Frank Ryan’s Antonioni film stills are beautiful and not only because they are beautifully painted. By painting two frames together on a single canvas Ryan reveals time, and this makes me think of Rivera’s sculptures again. I think that the seconds that separate one captured moment in film from another join as much as divide the stills. And too, the woman that Ryan has chosen to depict is of a certain age – her eyes and the lines around her mouth speak of knowledge of life. I think that a very young artist might have chosen a different face to render. I think that desire remains as we age, it grows more considered, more aware of the less obvious.

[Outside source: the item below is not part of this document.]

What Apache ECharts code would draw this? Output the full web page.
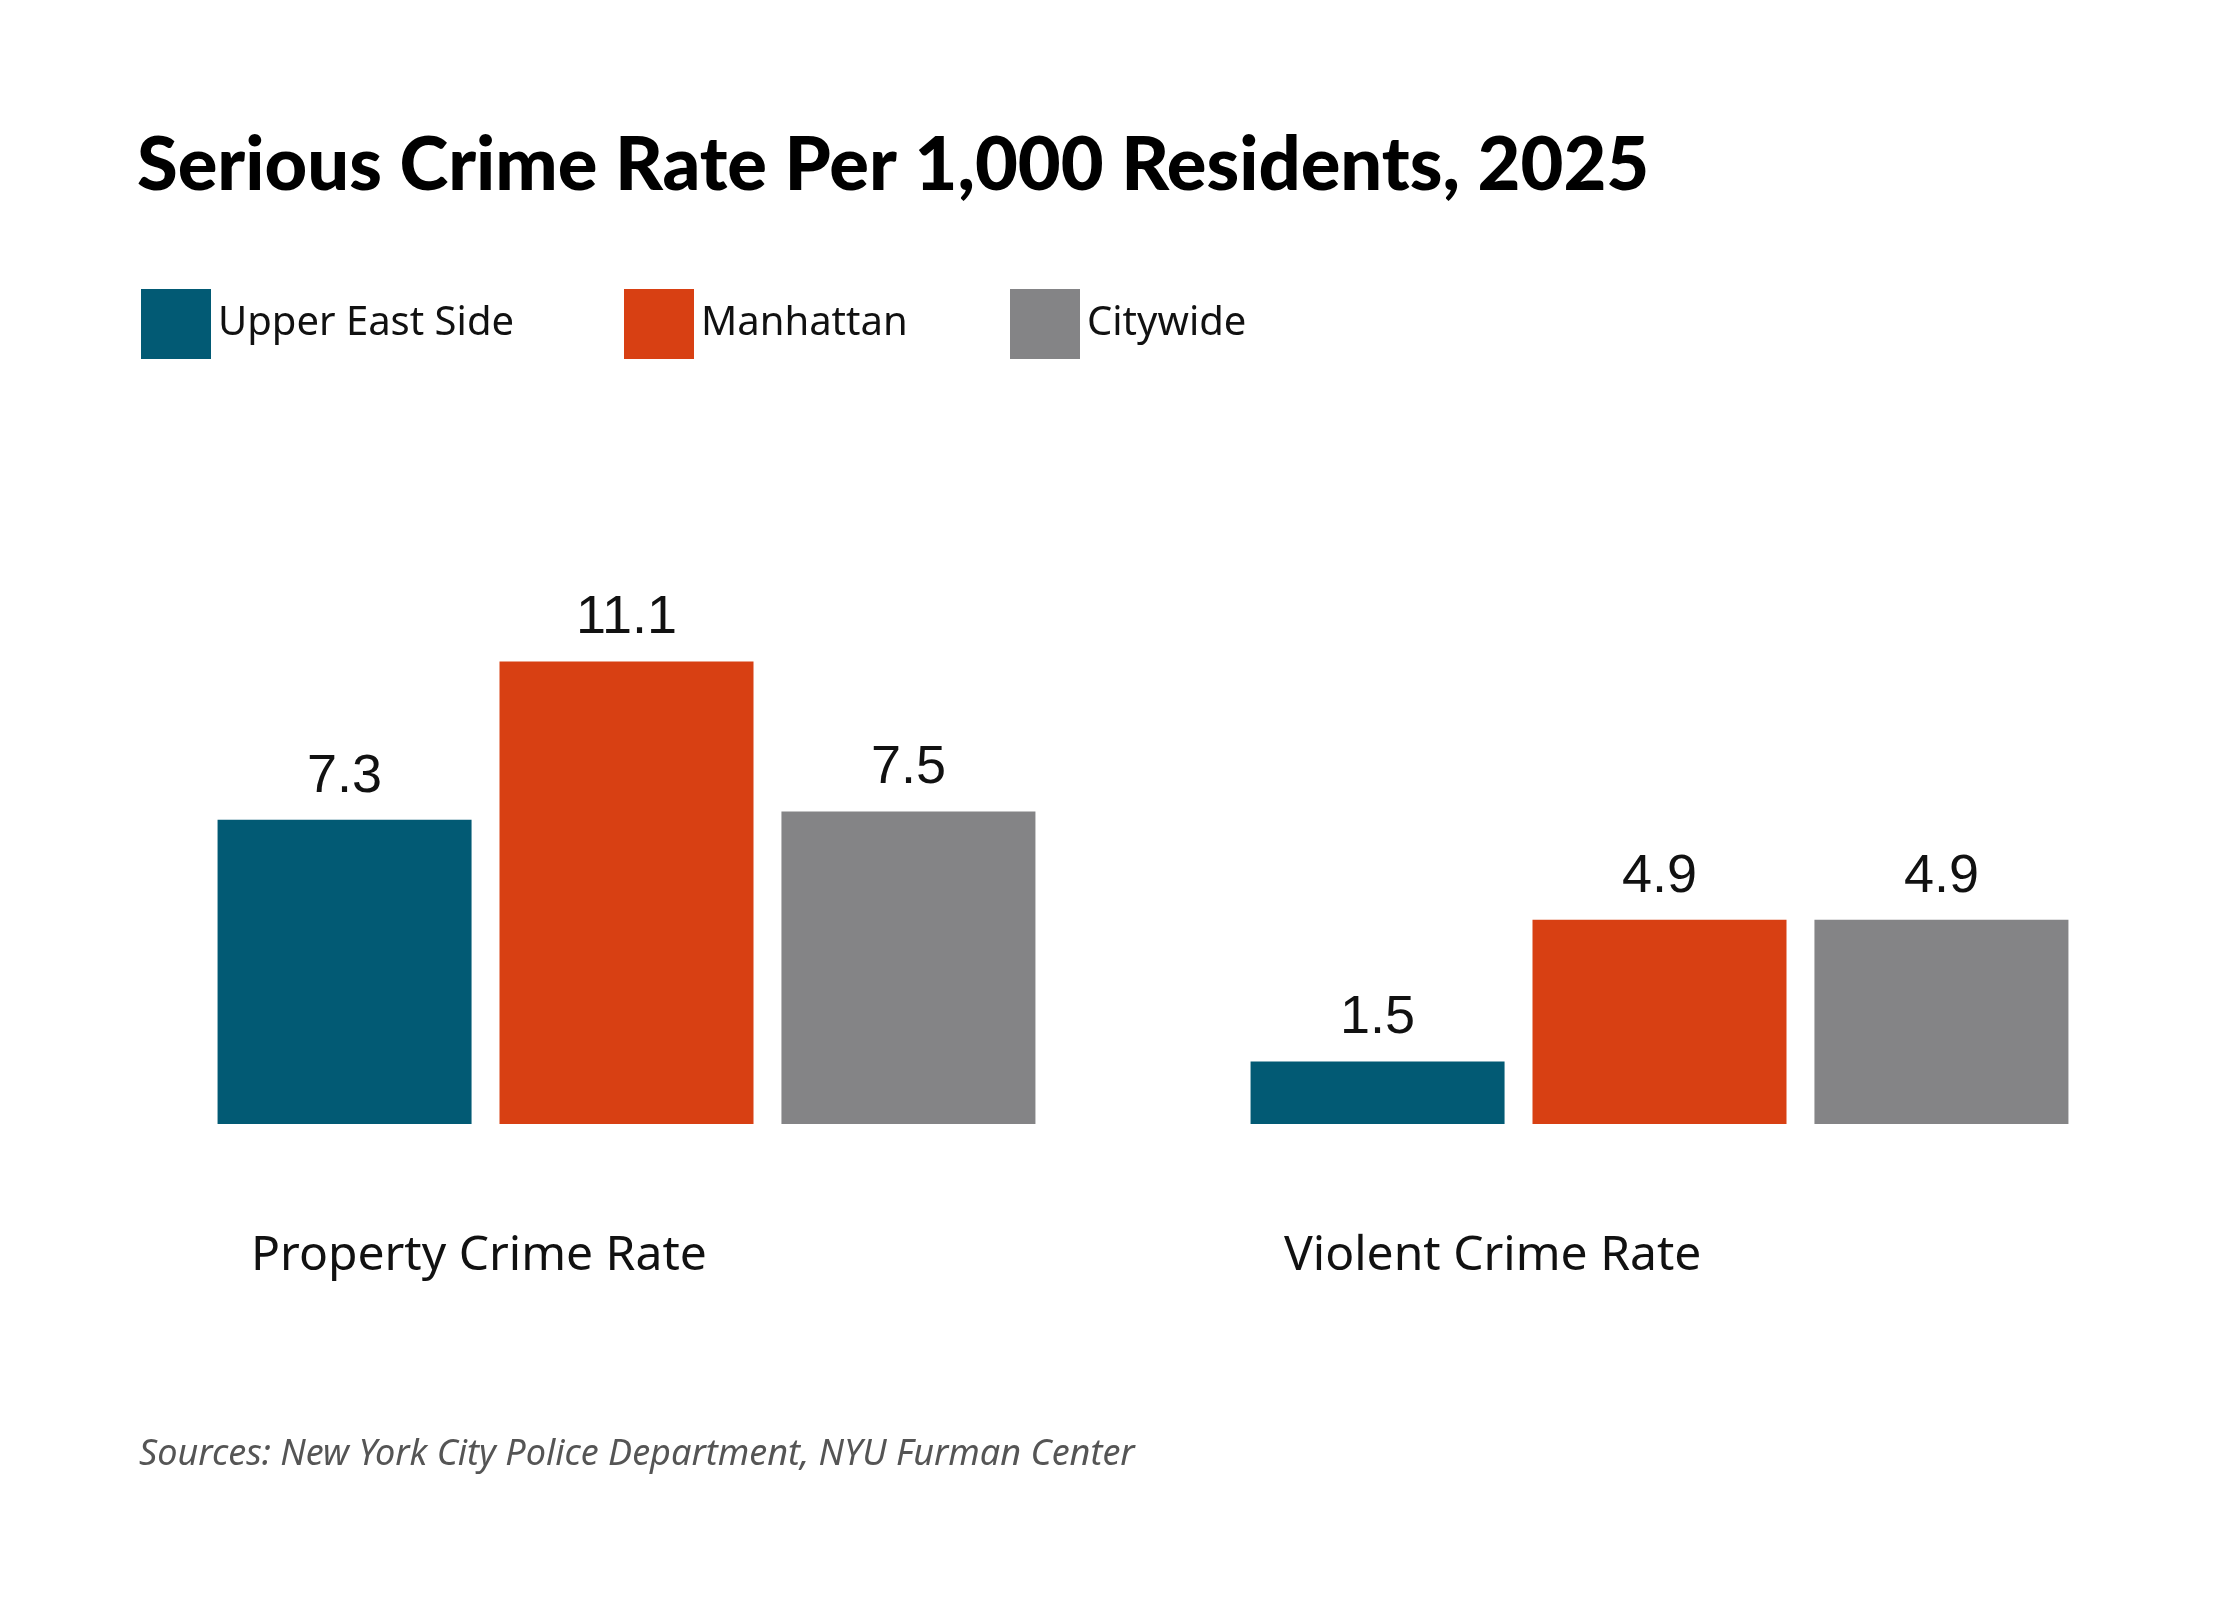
<!DOCTYPE html>
<html>
<head>
<meta charset="utf-8">
<script src="https://cdn.jsdelivr.net/npm/echarts@6/dist/echarts.min.js"></script>
<style>html,body{margin:0;padding:0;background:#fff}#chart{width:2240px;height:1600px}</style>
</head>
<body>
<div id="chart"></div>
<script>
let categories = ['Property Crime Rate', 'Violent Crime Rate'];
let seriesNames = ['Upper East Side', 'Manhattan', 'Citywide'];
let colors = ['#025a74', '#d84013', '#848486'];
let upperEastSide = [7.3, 1.5];
let manhattan = [11.1, 4.9];
let citywide = [7.5, 4.9];
let values = [upperEastSide, manhattan, citywide];
let legendLeft = [136, 619, 1005];
let labelLeft = [251, 1284];

let chart = echarts.init(document.getElementById('chart'));
let series = [];
let legends = [];
for (let i = 0; i < seriesNames.length; i++) {
  series.push({
    name: seriesNames[i],
    type: 'bar',
    data: values[i],
    barWidth: 254,
    barGap: '11%',
    itemStyle: {color: colors[i]},
    label: {
      show: true,
      position: 'top',
      distance: 16,
      color: '#111',
      fontFamily: 'Liberation Sans',
      fontSize: 54
    }
  });
  legends.push({
    data: [seriesNames[i]],
    left: legendLeft[i],
    top: 284,
    itemWidth: 70,
    itemHeight: 70,
    itemGap: 0,
    icon: 'rect',
    textStyle: {fontFamily: 'Noto Sans', fontSize: 40, color: '#111', padding: [0, 0, 0, 2]}
  });
}
let graphics = categories.map(function (c, i) {
  return {
    type: 'text',
    left: labelLeft[i],
    top: 1232,
    style: {text: c, fontFamily: 'Noto Sans', fontSize: 48, fill: '#111'}
  };
});
chart.setOption({
  backgroundColor: '#fff',
  animation: false,
  title: [
    {
      text: 'Serious Crime Rate Per 1,000 Residents, 2025',
      left: 132,
      top: 124,
      textStyle: {fontFamily: 'Lato', fontWeight: 900, fontSize: 74, color: '#000'}
    },
    {
      text: 'Sources: New York City Police Department, NYU Furman Center',
      left: 134,
      top: 1432,
      textStyle: {fontFamily: 'Noto Sans', fontStyle: 'italic', fontWeight: 'normal', fontSize: 36, color: '#555'}
    }
  ],
  legend: legends,
  grid: {left: 110, right: 64, top: 624, bottom: 476},
  xAxis: {
    type: 'category',
    data: categories,
    axisLine: {show: false},
    axisTick: {show: false},
    axisLabel: {show: false}
  },
  yAxis: {type: 'value', min: 0, max: 12, show: false, splitLine: {show: false}},
  series: series,
  graphic: graphics
});
</script>
</body>
</html>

There are two coffins also, or one coffin considered from two angles – as left eye, right eye. (Do you know? One only gets a single glimpse of death, and it comes as we die, and it does not come through our eyes.) I cast my gaze back and forth from painting to painting in this diptych, thinking, “Oh. It works. It’s like closing one eye then the other.” While the stroboscopic effect has interest, what has power is the way Frank Ryan has placed me – my subjective self – before a banal, glazed door, with small metal bells hanging from the pull, and the bells would announce my entry should I push ahead into this room of the deceased. Oriental scatter pads the floor, and the subject – the coffin in question – faces me with flowers on top. This transposition by Frank Ryan of my self to another place and another thought, this education in the ways of time and death – has power.

Loose hanging linen with selvedge (is this current fashion in painting a nod to that other fashion that we wear?), which has been prepared with gesso and a less-white rectangle is painted atop this. In the sepia and black of old engravings Rivera has figured details from Rennaissance sculptures – all flowing gowns and suggestions. The three wall works are painted with a dot pattern that may indicate a printed, photographic source. “Angel with lance,” Untitled, and “The Martyrdom of St. Paul” are resistant, and intriguing. I have difficulty finding my way in, but this may be well – if the way were easier I’d move on. As it is, I leave curious and wanting more.